• Request
Repeat the span of the entries below that starts at the line with "Recreate this image" and ends at the line with "fig.add_artist(Line2D([4 / W, 1], [1", nothing more. Skip the pictures.

── Given records

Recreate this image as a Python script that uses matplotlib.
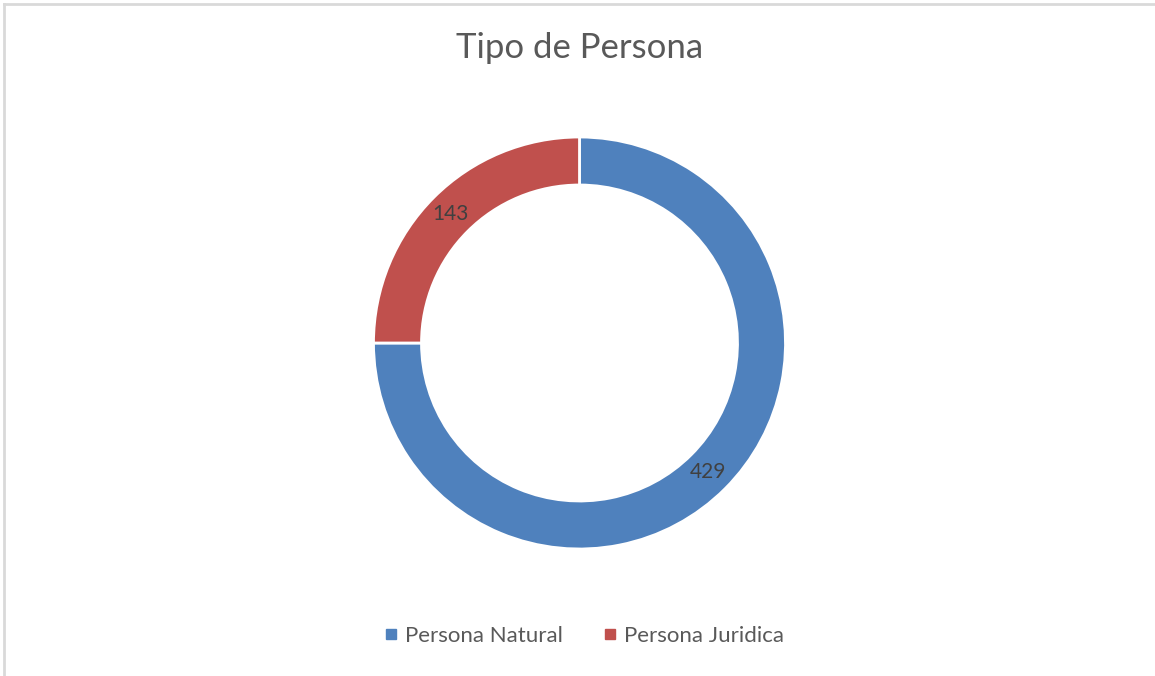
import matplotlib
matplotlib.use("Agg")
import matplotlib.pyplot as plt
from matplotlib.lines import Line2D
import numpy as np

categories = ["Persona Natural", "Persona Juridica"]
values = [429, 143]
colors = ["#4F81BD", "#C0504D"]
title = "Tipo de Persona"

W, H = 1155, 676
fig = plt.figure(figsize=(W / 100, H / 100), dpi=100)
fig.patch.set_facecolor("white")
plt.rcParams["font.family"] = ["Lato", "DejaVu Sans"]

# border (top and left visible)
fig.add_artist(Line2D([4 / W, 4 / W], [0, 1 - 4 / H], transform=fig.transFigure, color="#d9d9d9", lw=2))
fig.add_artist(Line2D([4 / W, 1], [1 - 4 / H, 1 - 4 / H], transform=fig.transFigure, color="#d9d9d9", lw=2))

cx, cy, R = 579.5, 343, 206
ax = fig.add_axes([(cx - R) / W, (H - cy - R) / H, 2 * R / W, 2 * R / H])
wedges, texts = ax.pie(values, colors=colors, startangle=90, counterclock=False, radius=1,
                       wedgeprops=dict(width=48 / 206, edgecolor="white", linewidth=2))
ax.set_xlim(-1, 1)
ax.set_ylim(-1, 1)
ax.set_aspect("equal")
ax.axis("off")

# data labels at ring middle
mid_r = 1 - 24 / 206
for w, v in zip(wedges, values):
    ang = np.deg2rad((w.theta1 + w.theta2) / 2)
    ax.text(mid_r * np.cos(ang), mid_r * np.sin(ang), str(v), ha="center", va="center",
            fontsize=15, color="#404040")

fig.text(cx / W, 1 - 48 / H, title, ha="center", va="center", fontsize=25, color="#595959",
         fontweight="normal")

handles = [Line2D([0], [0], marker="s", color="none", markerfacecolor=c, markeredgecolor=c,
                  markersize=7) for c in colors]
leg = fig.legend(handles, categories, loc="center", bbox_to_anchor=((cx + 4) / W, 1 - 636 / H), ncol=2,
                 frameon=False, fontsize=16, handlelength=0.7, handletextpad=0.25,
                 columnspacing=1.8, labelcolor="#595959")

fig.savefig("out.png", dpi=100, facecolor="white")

────
── Given records

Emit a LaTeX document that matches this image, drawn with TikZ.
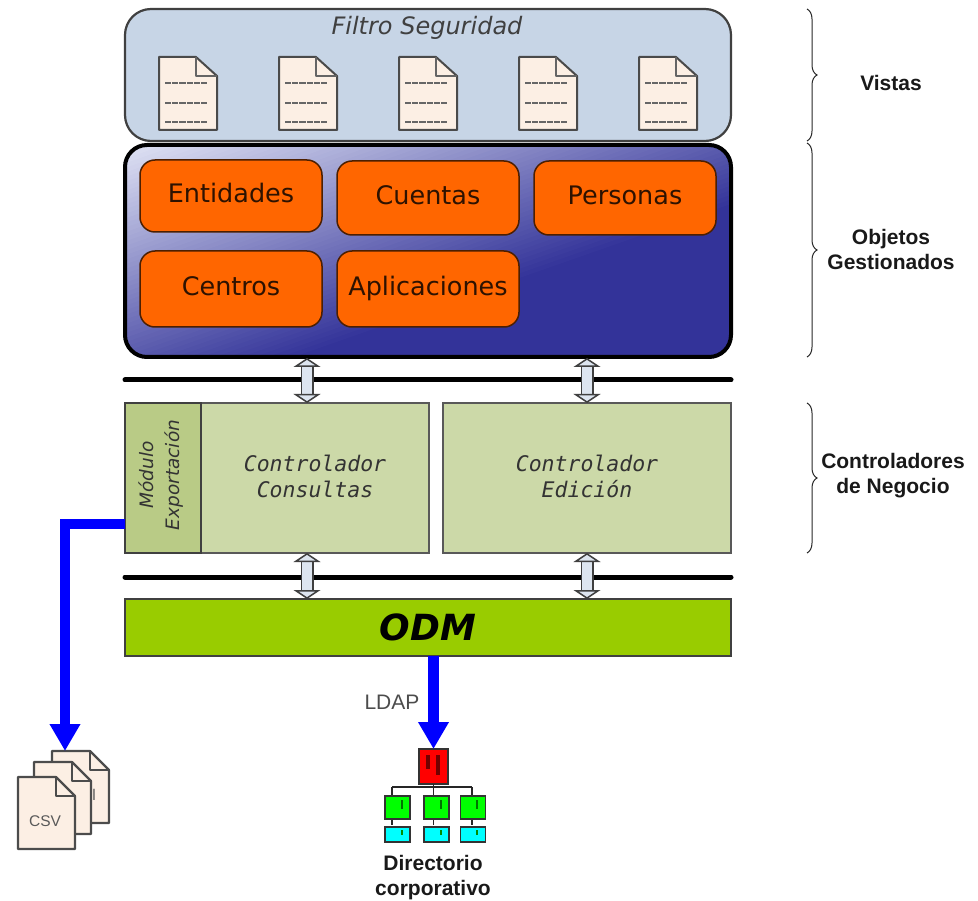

────

• The response
Recreate this image as a Python script that uses matplotlib.
import matplotlib
matplotlib.use("Agg")
import matplotlib.pyplot as plt
from matplotlib.lines import Line2D
import numpy as np

categories = ["Persona Natural", "Persona Juridica"]
values = [429, 143]
colors = ["#4F81BD", "#C0504D"]
title = "Tipo de Persona"

W, H = 1155, 676
fig = plt.figure(figsize=(W / 100, H / 100), dpi=100)
fig.patch.set_facecolor("white")
plt.rcParams["font.family"] = ["Lato", "DejaVu Sans"]

# border (top and left visible)
fig.add_artist(Line2D([4 / W, 4 / W], [0, 1 - 4 / H], transform=fig.transFigure, color="#d9d9d9", lw=2))
fig.add_artist(Line2D([4 / W, 1], [1 - 4 / H, 1 - 4 / H], transform=fig.transFigure, color="#d9d9d9", lw=2))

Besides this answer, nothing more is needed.